In the pipeline industry—whether onshore, offshore, or subsea—corrosion protection is one of the most critical challenges to long-term asset integrity. With pipelines often operating in aggressive environments (saline, humid, chemically reactive), the choice of coating system directly impacts lifecycle cost, safety, and operational reliability.
Two primary categories of coatings dominate corrosion protection strategies:
– Zinc-rich primers (often as part of a multi-layer system)
– Traditional anti-corrosion coatings such as epoxies, polyurethanes, or bitumen-based materials
This article provides a comparative analysis of these two systems, focusing on their mechanisms, application suitability, cost implications, and long-term performance, particularly within the pipeline construction, maintenance, and rehabilitation sectors
1. Protection Mechanism
Zinc-Rich Primers:
Zinc-rich primers operate on the principle of cathodic protection. When applied to steel, the zinc particles corrode preferentially, thereby ‘sacrificing’ themselves to protect the underlying steel from oxidation. This galvanic action offers active corrosion protection, making zinc-rich primers uniquely suited for harsh and marine environments.
Traditional Coatings:
Traditional systems such as epoxy or polyurethane act as barrier coatings. They create a physical and chemical shield between the steel surface and corrosive agents (water, salt, oxygen). However, they provide no cathodic protection, and once the coating is damaged, corrosion can initiate rapidly unless repaired
2. Application in Pipeline Industry
Zinc-Rich Primer Use Cases:
– As the first coat in a 3-layer system (zinc-rich epoxy + high-build epoxy + polyurethane topcoat)
– Above-ground pipelines, pipe racks, risers, and terminal structures exposed to atmospheric corrosion (C4/C5 environments)
– Offshore risers and splash zones
– In areas requiring compliance with NACE SP0108 or ISO 12944
Traditional Coating Use Cases:
– Buried pipelines: typically use fusion bonded epoxy (FBE), 3-layer polyethylene (3LPE), or coal tar epoxy
– Subsea sections with concrete weight coatings or outer jackets
– Gas pipelines where chemical resistance is critical
3. Surface Preparation Requirements
Zinc-Rich Primers:
Require high-level blast cleaning—typically Sa 2½ or Sa 3 (ISO 8501-1) with an anchor profile of 40–100 µm. Any contamination or under-preparation reduces the effectiveness of zinc contact and hence the cathodic action.
Traditional Coatings:
Many barrier coatings, especially high solids epoxies, tolerate lower surface prep grades (e.g., St 2 or Sa 2), making them suitable for field repairs or internal coating where blasting may not be feasible.
4. Surface Preparation Requirements
Zinc-Rich Primers:
– Excellent corrosion resistance in aggressive atmospheres
– Moderate mechanical strength
– Easy to repair with zinc-rich touch-up systems
– Service life of 15–25+ years with proper system
Traditional Coatings:
– Good to excellent corrosion protection depending on DFT and system
– High mechanical strength, especially polyurethanes and FBE
– Repairs may require full system re-application
– Service life of 10–20 years
5. Cost Considerations
Zinc-rich systems generally have higher initial costs due to intensive surface preparation, multiple-coat applications, and the material cost of zinc.
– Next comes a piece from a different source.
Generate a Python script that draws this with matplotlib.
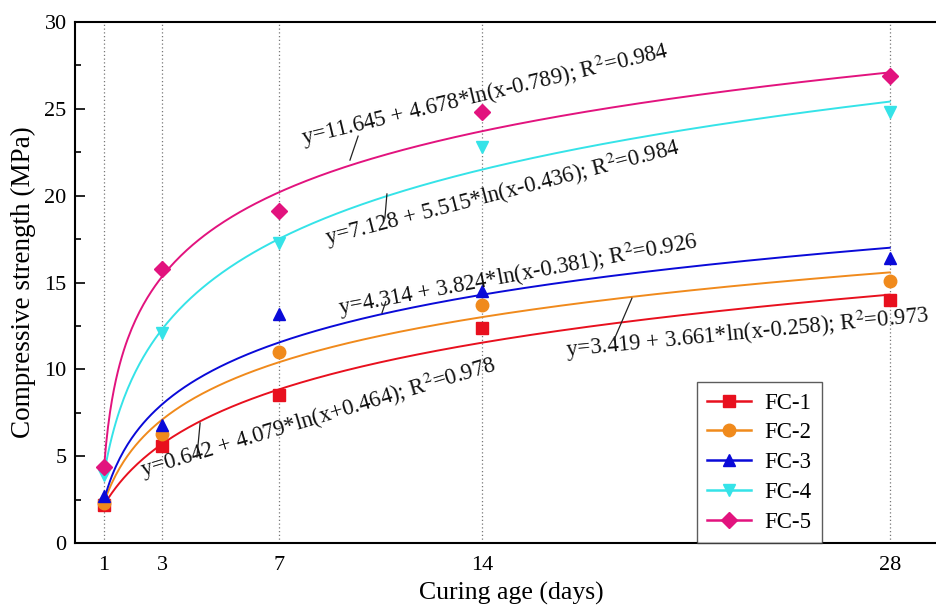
import numpy as np
import matplotlib
matplotlib.use('Agg')
import matplotlib.pyplot as plt

plt.rcParams['font.family'] = ['Liberation Serif', 'DejaVu Serif']
plt.rcParams['mathtext.fontset'] = 'stix'

# curing ages and measured strengths (MPa)
days = [1, 3, 7, 14, 28]
fc1 = [2.2, 5.6, 8.5, 12.4, 14.0]
fc2 = [2.3, 6.3, 11.0, 13.7, 15.1]
fc3 = [2.7, 6.8, 13.2, 14.5, 16.4]
fc4 = [3.9, 12.1, 17.3, 22.8, 24.8]
fc5 = [4.4, 15.8, 19.1, 24.8, 26.9]

# fit coefficients y = a + b*ln(x + c), as printed on the chart
fit_a = [0.642, 3.419, 4.314, 7.128, 11.645]
fit_b = [4.079, 3.661, 3.824, 5.515, 4.678]
fit_c = [0.464, -0.258, -0.381, -0.436, -0.789]
fit_r2 = ['0.978', '0.973', '0.926', '0.984', '0.984']

names = ['FC-1', 'FC-2', 'FC-3', 'FC-4', 'FC-5']
series = [fc1, fc2, fc3, fc4, fc5]
colors = ['#e8101e', '#f08a1c', '#0a0ad8', '#35e3e8', '#e2137e']
markers = ['s', 'o', '^', 'v', 'D']
msizes = [8, 9, 9, 9, 8]

# label placement: (x, y) start of baseline, rotation, leader line
lab_pos = [(2.34, 3.8, 16.7), (16.9, 10.7, 5.5), (9.1, 13.13, 10.6),
           (8.66, 17.16, 14.5), (7.84, 22.9, 13.5)]
leaders = [((4.30, 6.91), (4.19, 4.95)), ((19.14, 14.1), (18.52, 11.69)),
           ((10.55, 13.25), (10.68, 13.9)), ((10.72, 20.1), (10.65, 18.71)),
           ((9.45, 22.05), (9.73, 23.43))]

fig = plt.figure(figsize=(9.36, 6.14), dpi=100)
ax = fig.add_axes([0.0801, 0.1156, 0.9327, 0.8485])

for xv in days:
    ax.axvline(xv, color='#777777', ls=(0, (1, 2)), lw=0.9, zorder=0)

xs = np.linspace(1, 28, 400)
for i in range(5):
    fit = fit_a[i] + fit_b[i] * np.log(xs + fit_c[i])
    ax.plot(xs, fit, color=colors[i], lw=1.4, zorder=2)
    ax.plot(days, series[i], ls='none', marker=markers[i], ms=msizes[i],
            color=colors[i], zorder=3)
    # legend proxy
    ax.plot([], [], color=colors[i], lw=1.8, marker=markers[i], ms=msizes[i],
            label=names[i])

    sign = '+' if fit_c[i] > 0 else '-'
    txt = 'y=%.3f + %.3f*ln(x%s%.3f); R$^2$=%s' % (fit_a[i], fit_b[i], sign,
                                                    abs(fit_c[i]), fit_r2[i])
    tx, ty, rot = lab_pos[i]
    ax.text(tx, ty, txt, fontsize=16.3, rotation=rot, rotation_mode='anchor',
            ha='left', va='baseline', color='#111111', zorder=4)
    (x0, y0), (x1, y1) = leaders[i]
    ax.plot([x0, x1], [y0, y1], color='#222222', lw=0.9, zorder=4)

ax.set_xlim(0, 30)
ax.set_ylim(0, 30)
ax.set_xticks(days)
ax.set_yticks([0, 5, 10, 15, 20, 25, 30])
ax.set_yticks(np.arange(0, 30, 2.5), minor=True)
ax.tick_params(axis='x', length=0, labelsize=16, pad=9)
ax.tick_params(axis='y', which='major', direction='in', length=7, width=1.2,
               labelsize=16, pad=6)
ax.tick_params(axis='y', which='minor', direction='in', length=4, width=1.2)
ax.spines['right'].set_visible(False)
for s in ['left', 'bottom', 'top']:
    ax.spines[s].set_linewidth(1.5)

ax.set_xlabel('Curing age (days)', fontsize=18.5, labelpad=5)
ax.set_ylabel('Compressive strength (MPa)', fontsize=19.5, labelpad=6)

leg = ax.legend(loc='lower left', bbox_to_anchor=(0.7125, 0.0), fontsize=16.5,
                frameon=True, fancybox=False, edgecolor='#333333',
                handlelength=1.9, labelspacing=0.38, borderpad=0.45,
                handletextpad=0.6, borderaxespad=0)
leg.get_frame().set_linewidth(1.0)

fig.savefig('out.png', dpi=100)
However, they offer long-term savings through reduced maintenance and inspection.
6. Industry Standards and Compliance
Common standards include:
– ISO 12944-6 (Coating systems for C1–C5 environments)
– NACE SP0108 (Offshore coating systems)
– ISO 21809 (Pipeline coating materials)
– ISO 8501/8503 (Surface preparation)
Zinc-rich systems are typically specified in high-risk zones where cathodic disbondment and underfilm corrosion are concerns.
7. QA/QC & Inspection Implications
Zinc-Rich Primers:
– Require DFT checks, adhesion testing, zinc content verification, and holiday detection
Traditional Coatings:
– Focus on film continuity, chemical resistance, adhesion, and cure testing
Common inspection methods include DFT gauges, electrostatic holiday detection, and pull-off adhesion tests.
Conclusion
Both zinc-rich primers and traditional anti-corrosion coatings are essential in the pipeline sector. Selection depends on environmental conditions, desired service life, inspection strategy, and client requirements.
Zinc-rich systems are ideal for high-risk, long-term applications. Traditional coatings remain effective for buried or less exposed infrastructure. Optimal protection comes from correct system selection, application control, and rigorous QA/QC at every stage.